Concernant les impôts, Laurent Wauquiez avait peut-être en mémoire les débats qui ont animé le conseil municipal de Bordeaux en 2015. En avril de cette année-là, les élus de la ville ont voté une hausse de 5% des taux d'imposition locaux. Ainsi, le taux de taxe d'habitation s'est alors établi à 24,13%, ceux des taxes foncières à 29,51% (foncier bâti) et 90,92% (foncier non bâti). Alain Juppé présentait alors cette décision de sa majorité comme une fatalité compte tenu de la baisse des ressources apportées aux communes par l'État. Mais par ce choix, contraint selon lui, l'édile a fait de sa localité l'une des villes les plus fiscalisées de France.

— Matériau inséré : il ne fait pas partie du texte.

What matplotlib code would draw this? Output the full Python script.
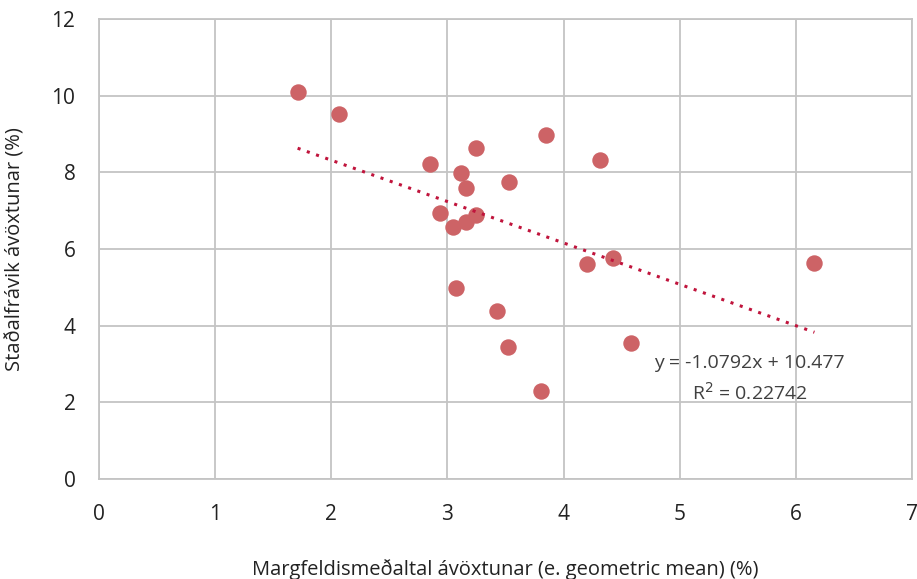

"Les 5 points d'augmentation de 2015 étaient intervenues après une séquence de 2009 à 2014 sans hausse", a indiqué le 16 février l'adjoint aux Finances Nicolas Florian, avant de préciser qu'il n'y aurait aucune hausse d'impôts en 2018. A l'époque, Alain Juppé rappelait surtout la baisse de la dotation aux collectivités territoriales validée par François Hollande. Pour Bordeaux, la décision de l'exécutif socialiste entraînait alors une chute des recettes communales de 13 millions d'euros pour l'exercice fiscal de 2015. Au même moment, la réforme des rythmes scolaires impliquait un surcoût annuel de 2,5 millions d'euros pour le budget de la ville.

Une hausse d'impôts qui aurait pu être limitée selon l'opposition, laquelle pointait les millions d'euros investis dans le nouveau stade ou la Cité du vin, ou encore la possibilité - écartée par Alain Juppé donc - d'augmenter le stationnement ou la taxe de séjour. "Il est vrai que l'endettement de la ville et les impôts ont explosé, assure aujourd'hui l'élu d'opposition Matthieu Rouveyre. L'expression 'Alain Juppé a cramé la caisse' est factuellement exacte."